Sydney-based software company Atlassian chose to release strong financial results that position the company well for any future share market listing during its Silicon Valley user summit this month…

A day before being named the best place to work in Australia in the annual BRW awards, software company Atlassian released a strong set of financials.

Revenues for the year to the end of June surged 44 percent to $US215 million. The company also revealed that it added 9000 new customers during the year; today almost 40,000 organisations use Atlassian software to help them build software and support customers including the likes of Coca-Cola, NASA and Audi.

According to co-CEO and co-founder Scott Farquhar: “Atlassian’s combination of work and project management, content collaboration and real-time communications is the key to unlocking the potential for teams to have an extraordinary impact on their products, services, companies and industries.
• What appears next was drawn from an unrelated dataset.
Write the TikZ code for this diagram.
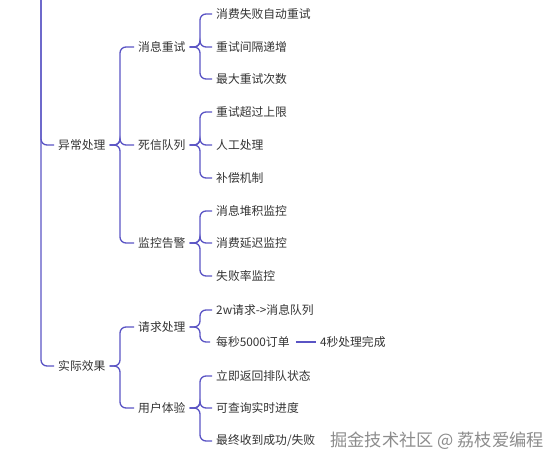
\documentclass[tikz,border=0pt]{standalone}
\usepackage{fontspec}
\setmainfont{Noto Sans CJK SC}
\usetikzlibrary{positioning}
\definecolor{branch}{RGB}{90,84,196}
\definecolor{ink}{RGB}{51,51,51}
\definecolor{mark}{RGB}{140,140,140}

\begin{document}
\begin{tikzpicture}[x=1pt, y=-1pt,
    topic/.style={anchor=west, inner xsep=4pt, inner ysep=2pt, text=ink,
        font=\fontsize{11.8}{13}\selectfont},
    link/.style={draw=branch, line width=1.3pt, rounded corners=6pt}]
    \useasboundingbox (0,0) rectangle (559,463);

    % Root line coming from above the visible area
    \coordinate (root) at (41,-20);

    % Level 1
    \node[topic] (ex)  at (54,145) {异常处理};
    \node[topic] (eff) at (54,366) {实际效果};

    % Level 2
    \node[topic] (retry) at (134,47)  {消息重试};
    \node[topic] (dlq)   at (134,145) {死信队列};
    \node[topic] (mon)   at (134,243) {监控告警};
    \node[topic] (req)   at (134,327) {请求处理};
    \node[topic] (user)  at (134,408) {用户体验};

    % Level 3: retry
    \node[topic] (r1) at (212,14) {消费失败自动重试};
    \node[topic] (r2) at (212,47) {重试间隔递增};
    \node[topic] (r3) at (212,79) {最大重试次数};
    % Level 3: dead letter queue
    \node[topic] (d1) at (212,112) {重试超过上限};
    \node[topic] (d2) at (212,145) {人工处理};
    \node[topic] (d3) at (212,178) {补偿机制};
    % Level 3: monitoring
    \node[topic] (m1) at (212,211) {消息堆积监控};
    \node[topic] (m2) at (212,243) {消费延迟监控};
    \node[topic] (m3) at (212,276) {失败率监控};
    % Level 3: requests
    \node[topic, inner xsep=6pt] (q2) at (210,342) {每秒5000订单};
    \node[topic] (q1) at (212,310) {2w请求->消息队列};
    \node[topic, right=20pt of q2.east, anchor=west] (q3) {4秒处理完成};
    % Level 3: user experience
    \node[topic] (u1) at (212,376) {立即返回排队状态};
    \node[topic] (u2) at (212,408) {可查询实时进度};
    \node[topic] (u3) at (212,441) {最终收到成功/失败};

    % Connectors
    \foreach \c in {ex,eff}
        \draw[link] (root) |- (\c.west);
    \foreach \c in {retry,dlq,mon}
        \draw[link] (ex.east) -- (120,145) |- (\c.west);
    \foreach \c in {req,user}
        \draw[link] (eff.east) -- (120,366) |- (\c.west);
    \foreach \c in {r1,r2,r3}
        \draw[link] (retry.east) -- (200,47) |- (\c.west);
    \foreach \c in {d1,d2,d3}
        \draw[link] (dlq.east) -- (200,145) |- (\c.west);
    \foreach \c in {m1,m2,m3}
        \draw[link] (mon.east) -- (200,243) |- (\c.west);
    \foreach \c in {q1,q2}
        \draw[link] (req.east) -- (200,327) |- (\c.west);
    \foreach \c in {u1,u2,u3}
        \draw[link] (user.east) -- (200,408) |- (\c.west);
    \draw[link] (q2.east) -- (q3.west);

    % Watermark
    \node[anchor=west, text=mark, font=\fontsize{17.2}{19}\selectfont] (wm) at (327,441)
        {掘金技术社区 @ 荔枝爱编程};
\end{tikzpicture}
\end{document}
We’re honoured to help teams at companies as diverse as Tesla to Tesco work better together.”

Farquhar and his co-CEO and co-founder Mike Cannon-Brookes have built the company over the last 12 years into Australia’s premier software shop. They have also continued to build their wealth.

The 2014 BRW Rich List estimated that Farquhar and Cannon-Brookes were worth just over $A1 billion apiece. Its calculation was based on the $A161 million minority stake that US investment firms took in Atlassian this April, and the value that then ascribed to the co-founders’ shares.

The next big financial step for the business is likely to be a public listing. While both men are strongly supportive of making Sydney the nation’s technology hub, Atlassian has been expanding its US footprint, and this year also moved the firm’s headquarters to London.

That has been interpreted as being a move intended to position the company for a US rather than Australian Stock Exchange float. However Cannon-Brookes in particular has in recent months hosed down speculation that a float could be imminent, saying that the firm could remain private for many years to come.

However even happy employees, many of whom are also shareholders, may be keen to see more liquidity surrounding their Atlassian stakes.

Internationally the company has almost 1000 staff, and seven global offices following the opening of operations in Manila and Austin during the last year.